Um Gelassenheit zu demonstrieren und den Amerikanern, die über die Meistbegünstigungsklausel im Handel mit Peking entscheiden, entgegenzukommen, wird von den chinesischen Behörden die Freilassung einiger als Konterrevolutionäre verurteilte Studentenaktivisten nicht ausgeschlossen.

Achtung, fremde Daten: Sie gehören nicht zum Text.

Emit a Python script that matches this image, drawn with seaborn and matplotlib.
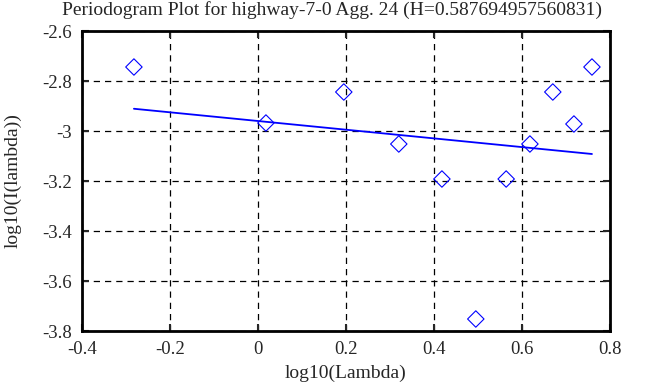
import matplotlib
matplotlib.use("Agg")
import matplotlib.pyplot as plt
import seaborn as sns
import pandas as pd

# periodogram points (log10 frequency vs log10 periodogram)
log_lambda = [-0.282, 0.018, 0.195, 0.320, 0.418, 0.495, 0.564, 0.618, 0.670, 0.718, 0.759]
log_I = [-2.744, -2.968, -2.844, -3.052, -3.192, -3.752, -3.192, -3.052, -2.844, -2.972, -2.744]

# fitted regression line endpoints
fit_x = [-0.282, 0.759]
fit_y = [-2.911, -3.092]

x_ticks = [-0.4, -0.2, 0, 0.2, 0.4, 0.6, 0.8]
y_ticks = [-3.8, -3.6, -3.4, -3.2, -3.0, -2.8, -2.6]

title = "Periodogram Plot for highway-7-0 Agg. 24 (H=0.587694957560831)"

sns.set_style("white")
plt.rcParams['font.family'] = ['Liberation Serif', 'DejaVu Serif']

pts = pd.DataFrame({'x': log_lambda, 'y': log_I})
fit = pd.DataFrame({'x': fit_x, 'y': fit_y})

fig = plt.figure(figsize=(6.63, 3.87), dpi=100)
ax = fig.add_axes([82 / 663, 1 - 331 / 387, 528 / 663, 300 / 387])

sns.lineplot(data=fit, x='x', y='y', ax=ax, color='#0000ff', linewidth=1.3)
sns.scatterplot(data=pts, x='x', y='y', ax=ax, marker='D', s=70,
                facecolor='none', edgecolor='#0000ff', linewidth=0.8, zorder=3)

ax.set_xlim(-0.4, 0.8)
ax.set_ylim(-3.8, -2.6)
ax.set_xticks(x_ticks)
ax.set_yticks(y_ticks)
ax.set_xticklabels(['-0.4', '-0.2', '0', '0.2', '0.4', '0.6', '0.8'])
ax.set_yticklabels(['-3.8', '-3.6', '-3.4', '-3.2', '-3', '-2.8', '-2.6'])
ax.tick_params(direction='in', length=5, width=1.5, labelsize=13.5,
               top=True, right=True, bottom=True, left=True, pad=7)
ax.grid(True, color='black', linestyle=(0, (5, 4)), linewidth=0.9)
for sp in ax.spines.values():
    sp.set_linewidth(2)
    sp.set_color('black')

ax.set_xlabel('log10(Lambda)', fontsize=14, labelpad=5)
ax.set_ylabel('log10(I(lambda))', fontsize=14, labelpad=15)
fig.text(0.5, 1 - 10 / 387, title, fontsize=14, ha='center', va='center')

fig.savefig('out.png', dpi=100)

Drei ehemals führende Politiker, die sich mit dem gefeuerten Parteichef Zhao Ziang für eine friedliche Lösung des Konflikts und einen Dialog mit den Studenten ausgesprochen hatten, sind nun offiziell rehabilitiert: Hu Qili, ehemals Politbüromitglied, wurde stellvertretender Maschinenbauminister; der damalige Chef der „Vereinigten Front“, dem Zusammenschluß der nichtkommunistischen Parteien, Yan Ningfu, wurde nun Vizepräsident im Ministerium für zivile Angelegenheiten, der Personalabteilung des chinesischen Staatsapparates; und Rui Xingwenn, früher ZK-Sekretär und auch Parteichef von Shanghai, soll einer der Vizeminister in der Staatlichen Plankommission werden. Mit der Rehabilitation der Reformer will die Partei ihr Image als Organisation aufpolieren, die mit sündigen Schafen großzügig umgeht, wenn sie sich reuig zeigen.
Proteste in Hongkong
Hongkong (ap/taz) — Trotz unverhüllter Warnungen aus China haben am Wochenende mehr als zehntausend Menschen in Hongkong zum Gedenken an die Niederschlagung der Demokratiebewegung in der VR China demonstriert. Mit Sprechchören wie „Vergeßt nicht den 4. Juni“ und „Beendet die Einparteienherrschaft in China“ erinnerten die Demonstranten an das Massaker.